* **PROVIDED MATERIAL**:
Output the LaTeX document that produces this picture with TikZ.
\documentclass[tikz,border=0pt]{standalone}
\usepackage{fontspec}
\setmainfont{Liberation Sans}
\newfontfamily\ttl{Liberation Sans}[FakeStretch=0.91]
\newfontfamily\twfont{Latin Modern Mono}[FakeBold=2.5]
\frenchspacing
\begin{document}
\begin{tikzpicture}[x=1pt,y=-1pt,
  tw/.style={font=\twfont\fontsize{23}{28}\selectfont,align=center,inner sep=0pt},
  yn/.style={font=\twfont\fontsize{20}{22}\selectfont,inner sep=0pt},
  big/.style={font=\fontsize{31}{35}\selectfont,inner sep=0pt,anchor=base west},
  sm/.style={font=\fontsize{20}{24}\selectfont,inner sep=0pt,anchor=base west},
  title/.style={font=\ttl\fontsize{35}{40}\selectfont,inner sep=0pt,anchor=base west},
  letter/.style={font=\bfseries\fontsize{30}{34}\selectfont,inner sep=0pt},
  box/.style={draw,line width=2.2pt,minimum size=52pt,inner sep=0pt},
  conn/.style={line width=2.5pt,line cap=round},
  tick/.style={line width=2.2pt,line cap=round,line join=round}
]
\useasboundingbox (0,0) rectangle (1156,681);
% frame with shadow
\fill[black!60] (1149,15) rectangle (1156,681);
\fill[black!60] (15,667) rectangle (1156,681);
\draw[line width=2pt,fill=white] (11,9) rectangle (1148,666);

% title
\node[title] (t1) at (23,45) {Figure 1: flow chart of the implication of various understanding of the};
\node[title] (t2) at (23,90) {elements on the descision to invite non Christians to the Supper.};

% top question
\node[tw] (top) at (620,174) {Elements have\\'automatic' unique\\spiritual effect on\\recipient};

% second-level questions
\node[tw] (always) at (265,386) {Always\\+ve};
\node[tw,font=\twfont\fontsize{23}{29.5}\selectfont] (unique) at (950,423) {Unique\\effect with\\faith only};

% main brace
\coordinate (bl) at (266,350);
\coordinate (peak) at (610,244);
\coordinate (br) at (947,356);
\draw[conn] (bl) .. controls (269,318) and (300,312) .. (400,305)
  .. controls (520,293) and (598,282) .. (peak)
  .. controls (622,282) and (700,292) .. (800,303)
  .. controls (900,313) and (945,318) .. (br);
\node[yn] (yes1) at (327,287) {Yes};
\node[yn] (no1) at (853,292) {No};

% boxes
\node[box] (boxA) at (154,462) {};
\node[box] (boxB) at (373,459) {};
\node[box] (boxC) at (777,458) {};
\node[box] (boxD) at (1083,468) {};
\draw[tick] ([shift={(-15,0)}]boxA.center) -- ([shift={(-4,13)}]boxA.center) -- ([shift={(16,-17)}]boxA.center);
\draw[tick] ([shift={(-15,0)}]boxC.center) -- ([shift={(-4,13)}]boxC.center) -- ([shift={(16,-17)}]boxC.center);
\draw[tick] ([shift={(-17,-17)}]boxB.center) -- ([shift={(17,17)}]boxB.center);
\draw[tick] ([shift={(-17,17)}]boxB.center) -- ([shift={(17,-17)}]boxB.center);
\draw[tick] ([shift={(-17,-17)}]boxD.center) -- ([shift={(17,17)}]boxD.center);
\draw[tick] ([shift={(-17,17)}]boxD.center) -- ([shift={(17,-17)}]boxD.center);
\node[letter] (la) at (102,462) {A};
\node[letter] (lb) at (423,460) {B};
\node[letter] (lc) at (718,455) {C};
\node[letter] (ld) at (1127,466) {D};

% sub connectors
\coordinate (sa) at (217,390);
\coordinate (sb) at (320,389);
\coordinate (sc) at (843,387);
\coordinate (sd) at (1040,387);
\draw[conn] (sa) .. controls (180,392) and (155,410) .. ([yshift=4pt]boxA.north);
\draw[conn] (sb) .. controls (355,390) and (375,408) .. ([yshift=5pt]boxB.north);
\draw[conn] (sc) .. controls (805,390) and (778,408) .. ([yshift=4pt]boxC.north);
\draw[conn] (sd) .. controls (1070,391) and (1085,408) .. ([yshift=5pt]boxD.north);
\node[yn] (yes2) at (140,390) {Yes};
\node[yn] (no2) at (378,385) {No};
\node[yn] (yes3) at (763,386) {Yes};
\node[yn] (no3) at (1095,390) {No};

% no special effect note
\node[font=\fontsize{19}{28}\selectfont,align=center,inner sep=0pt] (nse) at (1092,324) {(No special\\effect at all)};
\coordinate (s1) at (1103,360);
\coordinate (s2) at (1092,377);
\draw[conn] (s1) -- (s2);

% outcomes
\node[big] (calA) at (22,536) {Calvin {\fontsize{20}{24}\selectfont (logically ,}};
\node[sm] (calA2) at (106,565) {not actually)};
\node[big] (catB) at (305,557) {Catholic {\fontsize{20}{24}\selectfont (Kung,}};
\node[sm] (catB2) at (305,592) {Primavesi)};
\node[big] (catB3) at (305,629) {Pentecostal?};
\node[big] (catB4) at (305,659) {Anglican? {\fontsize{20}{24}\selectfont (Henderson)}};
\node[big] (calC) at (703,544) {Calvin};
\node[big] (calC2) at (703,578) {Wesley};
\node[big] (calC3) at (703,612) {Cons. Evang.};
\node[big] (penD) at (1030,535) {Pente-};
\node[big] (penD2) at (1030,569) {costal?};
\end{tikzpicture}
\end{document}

* **EXERCISE DESCRIPTION**: Write the data back out verbatim.

* **FULL OUTPUT**:
Output the LaTeX document that produces this picture with TikZ.
\documentclass[tikz,border=0pt]{standalone}
\usepackage{fontspec}
\setmainfont{Liberation Sans}
\newfontfamily\ttl{Liberation Sans}[FakeStretch=0.91]
\newfontfamily\twfont{Latin Modern Mono}[FakeBold=2.5]
\frenchspacing
\begin{document}
\begin{tikzpicture}[x=1pt,y=-1pt,
  tw/.style={font=\twfont\fontsize{23}{28}\selectfont,align=center,inner sep=0pt},
  yn/.style={font=\twfont\fontsize{20}{22}\selectfont,inner sep=0pt},
  big/.style={font=\fontsize{31}{35}\selectfont,inner sep=0pt,anchor=base west},
  sm/.style={font=\fontsize{20}{24}\selectfont,inner sep=0pt,anchor=base west},
  title/.style={font=\ttl\fontsize{35}{40}\selectfont,inner sep=0pt,anchor=base west},
  letter/.style={font=\bfseries\fontsize{30}{34}\selectfont,inner sep=0pt},
  box/.style={draw,line width=2.2pt,minimum size=52pt,inner sep=0pt},
  conn/.style={line width=2.5pt,line cap=round},
  tick/.style={line width=2.2pt,line cap=round,line join=round}
]
\useasboundingbox (0,0) rectangle (1156,681);
% frame with shadow
\fill[black!60] (1149,15) rectangle (1156,681);
\fill[black!60] (15,667) rectangle (1156,681);
\draw[line width=2pt,fill=white] (11,9) rectangle (1148,666);

% title
\node[title] (t1) at (23,45) {Figure 1: flow chart of the implication of various understanding of the};
\node[title] (t2) at (23,90) {elements on the descision to invite non Christians to the Supper.};

% top question
\node[tw] (top) at (620,174) {Elements have\\'automatic' unique\\spiritual effect on\\recipient};

% second-level questions
\node[tw] (always) at (265,386) {Always\\+ve};
\node[tw,font=\twfont\fontsize{23}{29.5}\selectfont] (unique) at (950,423) {Unique\\effect with\\faith only};

% main brace
\coordinate (bl) at (266,350);
\coordinate (peak) at (610,244);
\coordinate (br) at (947,356);
\draw[conn] (bl) .. controls (269,318) and (300,312) .. (400,305)
  .. controls (520,293) and (598,282) .. (peak)
  .. controls (622,282) and (700,292) .. (800,303)
  .. controls (900,313) and (945,318) .. (br);
\node[yn] (yes1) at (327,287) {Yes};
\node[yn] (no1) at (853,292) {No};

% boxes
\node[box] (boxA) at (154,462) {};
\node[box] (boxB) at (373,459) {};
\node[box] (boxC) at (777,458) {};
\node[box] (boxD) at (1083,468) {};
\draw[tick] ([shift={(-15,0)}]boxA.center) -- ([shift={(-4,13)}]boxA.center) -- ([shift={(16,-17)}]boxA.center);
\draw[tick] ([shift={(-15,0)}]boxC.center) -- ([shift={(-4,13)}]boxC.center) -- ([shift={(16,-17)}]boxC.center);
\draw[tick] ([shift={(-17,-17)}]boxB.center) -- ([shift={(17,17)}]boxB.center);
\draw[tick] ([shift={(-17,17)}]boxB.center) -- ([shift={(17,-17)}]boxB.center);
\draw[tick] ([shift={(-17,-17)}]boxD.center) -- ([shift={(17,17)}]boxD.center);
\draw[tick] ([shift={(-17,17)}]boxD.center) -- ([shift={(17,-17)}]boxD.center);
\node[letter] (la) at (102,462) {A};
\node[letter] (lb) at (423,460) {B};
\node[letter] (lc) at (718,455) {C};
\node[letter] (ld) at (1127,466) {D};

% sub connectors
\coordinate (sa) at (217,390);
\coordinate (sb) at (320,389);
\coordinate (sc) at (843,387);
\coordinate (sd) at (1040,387);
\draw[conn] (sa) .. controls (180,392) and (155,410) .. ([yshift=4pt]boxA.north);
\draw[conn] (sb) .. controls (355,390) and (375,408) .. ([yshift=5pt]boxB.north);
\draw[conn] (sc) .. controls (805,390) and (778,408) .. ([yshift=4pt]boxC.north);
\draw[conn] (sd) .. controls (1070,391) and (1085,408) .. ([yshift=5pt]boxD.north);
\node[yn] (yes2) at (140,390) {Yes};
\node[yn] (no2) at (378,385) {No};
\node[yn] (yes3) at (763,386) {Yes};
\node[yn] (no3) at (1095,390) {No};

% no special effect note
\node[font=\fontsize{19}{28}\selectfont,align=center,inner sep=0pt] (nse) at (1092,324) {(No special\\effect at all)};
\coordinate (s1) at (1103,360);
\coordinate (s2) at (1092,377);
\draw[conn] (s1) -- (s2);

% outcomes
\node[big] (calA) at (22,536) {Calvin {\fontsize{20}{24}\selectfont (logically ,}};
\node[sm] (calA2) at (106,565) {not actually)};
\node[big] (catB) at (305,557) {Catholic {\fontsize{20}{24}\selectfont (Kung,}};
\node[sm] (catB2) at (305,592) {Primavesi)};
\node[big] (catB3) at (305,629) {Pentecostal?};
\node[big] (catB4) at (305,659) {Anglican? {\fontsize{20}{24}\selectfont (Henderson)}};
\node[big] (calC) at (703,544) {Calvin};
\node[big] (calC2) at (703,578) {Wesley};
\node[big] (calC3) at (703,612) {Cons. Evang.};
\node[big] (penD) at (1030,535) {Pente-};
\node[big] (penD2) at (1030,569) {costal?};
\end{tikzpicture}
\end{document}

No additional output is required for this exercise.